__Records from a data collection__:
<<<<

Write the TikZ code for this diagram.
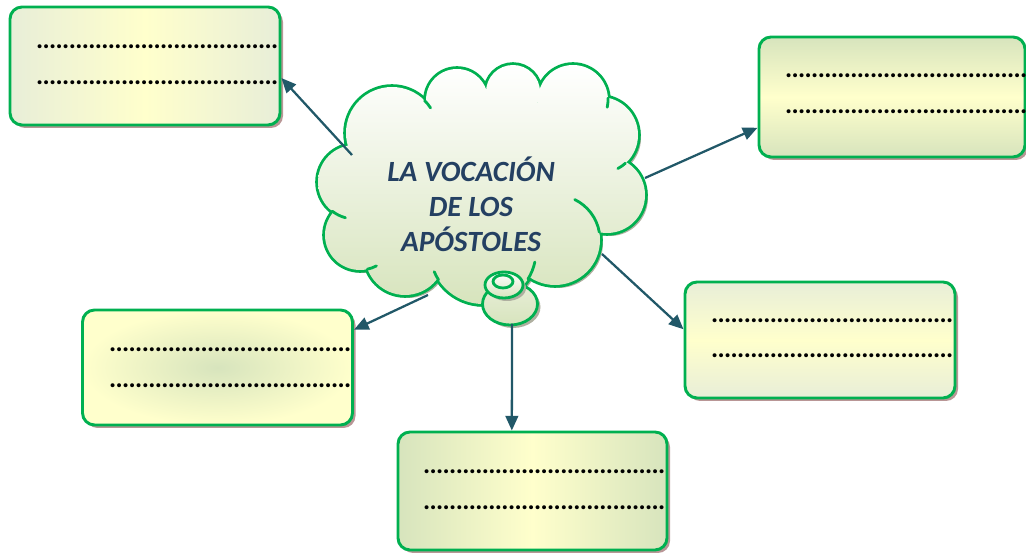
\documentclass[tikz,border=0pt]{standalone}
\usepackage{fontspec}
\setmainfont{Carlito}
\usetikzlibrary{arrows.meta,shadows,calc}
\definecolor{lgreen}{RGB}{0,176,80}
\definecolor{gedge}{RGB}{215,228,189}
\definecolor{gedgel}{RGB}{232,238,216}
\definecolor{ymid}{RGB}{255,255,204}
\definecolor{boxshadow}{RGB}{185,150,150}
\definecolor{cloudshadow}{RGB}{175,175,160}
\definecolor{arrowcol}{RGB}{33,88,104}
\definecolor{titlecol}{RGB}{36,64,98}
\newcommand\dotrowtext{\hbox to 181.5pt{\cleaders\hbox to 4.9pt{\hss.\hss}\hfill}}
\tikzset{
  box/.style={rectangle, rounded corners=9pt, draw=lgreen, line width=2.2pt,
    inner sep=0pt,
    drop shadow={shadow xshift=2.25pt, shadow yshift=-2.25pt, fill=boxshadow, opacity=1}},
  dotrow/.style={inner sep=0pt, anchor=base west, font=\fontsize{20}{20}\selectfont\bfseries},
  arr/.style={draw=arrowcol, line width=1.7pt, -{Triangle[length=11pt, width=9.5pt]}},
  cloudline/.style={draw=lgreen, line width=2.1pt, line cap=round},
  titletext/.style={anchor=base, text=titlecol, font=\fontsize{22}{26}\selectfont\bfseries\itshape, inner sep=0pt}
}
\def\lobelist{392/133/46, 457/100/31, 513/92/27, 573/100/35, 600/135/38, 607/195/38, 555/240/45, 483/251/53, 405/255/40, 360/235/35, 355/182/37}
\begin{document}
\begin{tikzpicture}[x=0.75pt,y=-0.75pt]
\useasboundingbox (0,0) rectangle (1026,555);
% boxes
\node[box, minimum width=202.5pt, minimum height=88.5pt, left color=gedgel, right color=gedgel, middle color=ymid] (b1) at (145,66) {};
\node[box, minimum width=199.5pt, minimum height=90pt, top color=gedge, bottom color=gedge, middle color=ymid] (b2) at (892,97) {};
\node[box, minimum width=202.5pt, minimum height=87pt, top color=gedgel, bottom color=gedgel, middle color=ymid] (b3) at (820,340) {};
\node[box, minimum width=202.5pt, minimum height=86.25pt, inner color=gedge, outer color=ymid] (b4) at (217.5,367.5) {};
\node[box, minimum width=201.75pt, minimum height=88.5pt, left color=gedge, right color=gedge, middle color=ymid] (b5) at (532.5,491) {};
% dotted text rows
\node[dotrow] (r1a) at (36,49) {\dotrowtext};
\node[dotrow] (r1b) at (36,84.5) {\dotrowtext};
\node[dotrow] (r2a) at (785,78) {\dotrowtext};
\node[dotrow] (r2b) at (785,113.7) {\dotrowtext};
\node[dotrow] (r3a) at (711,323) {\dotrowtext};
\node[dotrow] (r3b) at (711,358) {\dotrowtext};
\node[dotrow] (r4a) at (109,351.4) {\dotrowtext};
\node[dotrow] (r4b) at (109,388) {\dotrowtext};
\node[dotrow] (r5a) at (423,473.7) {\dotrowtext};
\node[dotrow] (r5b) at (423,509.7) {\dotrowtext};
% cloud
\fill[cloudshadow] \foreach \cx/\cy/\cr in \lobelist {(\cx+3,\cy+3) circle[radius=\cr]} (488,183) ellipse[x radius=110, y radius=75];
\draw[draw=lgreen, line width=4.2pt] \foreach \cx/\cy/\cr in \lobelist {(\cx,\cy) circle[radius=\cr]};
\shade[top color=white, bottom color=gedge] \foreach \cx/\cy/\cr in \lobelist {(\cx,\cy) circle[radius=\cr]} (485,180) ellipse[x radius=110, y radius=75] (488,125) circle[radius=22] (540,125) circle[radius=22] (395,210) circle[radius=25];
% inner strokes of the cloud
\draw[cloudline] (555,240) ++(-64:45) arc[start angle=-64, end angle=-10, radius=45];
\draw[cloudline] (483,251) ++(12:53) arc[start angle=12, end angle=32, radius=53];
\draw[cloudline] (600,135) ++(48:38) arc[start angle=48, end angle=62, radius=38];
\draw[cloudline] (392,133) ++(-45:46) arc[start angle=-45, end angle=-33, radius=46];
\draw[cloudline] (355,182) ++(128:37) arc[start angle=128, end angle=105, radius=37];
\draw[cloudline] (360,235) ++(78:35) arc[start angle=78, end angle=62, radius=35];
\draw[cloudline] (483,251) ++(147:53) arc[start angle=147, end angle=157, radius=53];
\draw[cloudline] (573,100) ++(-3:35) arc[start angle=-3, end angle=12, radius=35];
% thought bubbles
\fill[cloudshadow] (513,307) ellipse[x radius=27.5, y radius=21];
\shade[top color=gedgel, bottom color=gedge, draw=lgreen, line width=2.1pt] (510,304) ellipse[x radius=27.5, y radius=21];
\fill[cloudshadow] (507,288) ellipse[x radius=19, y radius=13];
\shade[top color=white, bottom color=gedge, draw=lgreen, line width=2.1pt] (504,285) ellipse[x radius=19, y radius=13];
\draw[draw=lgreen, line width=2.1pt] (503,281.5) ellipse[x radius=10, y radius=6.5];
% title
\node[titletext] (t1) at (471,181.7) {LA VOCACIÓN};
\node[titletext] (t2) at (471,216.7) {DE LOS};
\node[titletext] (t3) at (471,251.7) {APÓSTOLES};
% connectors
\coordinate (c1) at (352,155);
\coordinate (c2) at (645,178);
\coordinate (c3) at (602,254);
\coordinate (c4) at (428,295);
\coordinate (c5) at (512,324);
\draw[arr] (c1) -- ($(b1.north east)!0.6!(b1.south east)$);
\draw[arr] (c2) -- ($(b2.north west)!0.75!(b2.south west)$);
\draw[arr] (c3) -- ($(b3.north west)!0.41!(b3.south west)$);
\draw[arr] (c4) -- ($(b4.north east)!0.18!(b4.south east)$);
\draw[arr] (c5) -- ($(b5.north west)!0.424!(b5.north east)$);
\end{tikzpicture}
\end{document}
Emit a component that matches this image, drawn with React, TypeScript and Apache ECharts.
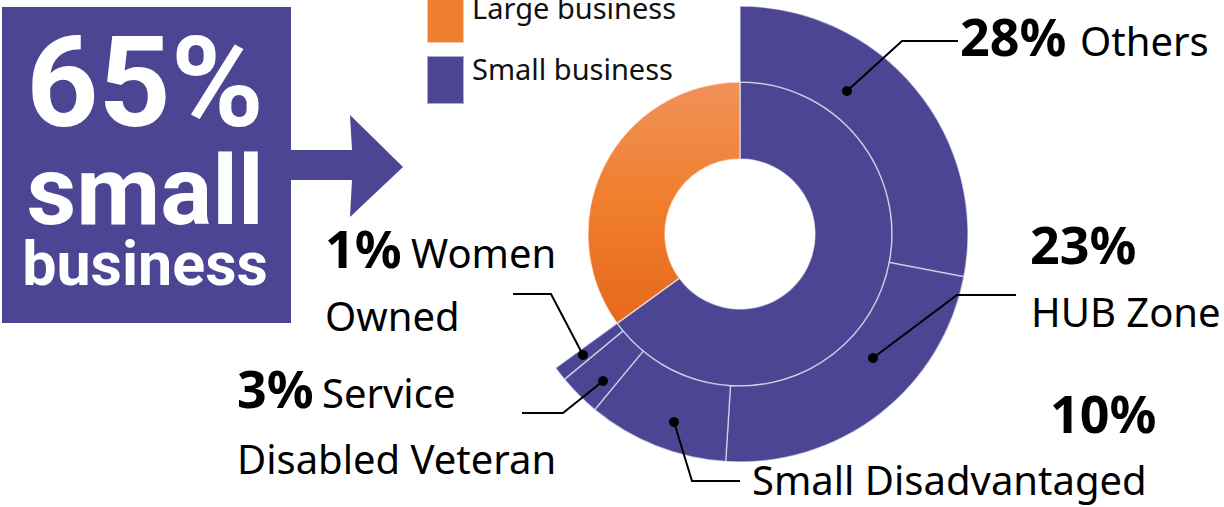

>>>>

__Exercise brief__: Give only the number of lines in the entries above that hold the string "this".

__Exercise result__: 2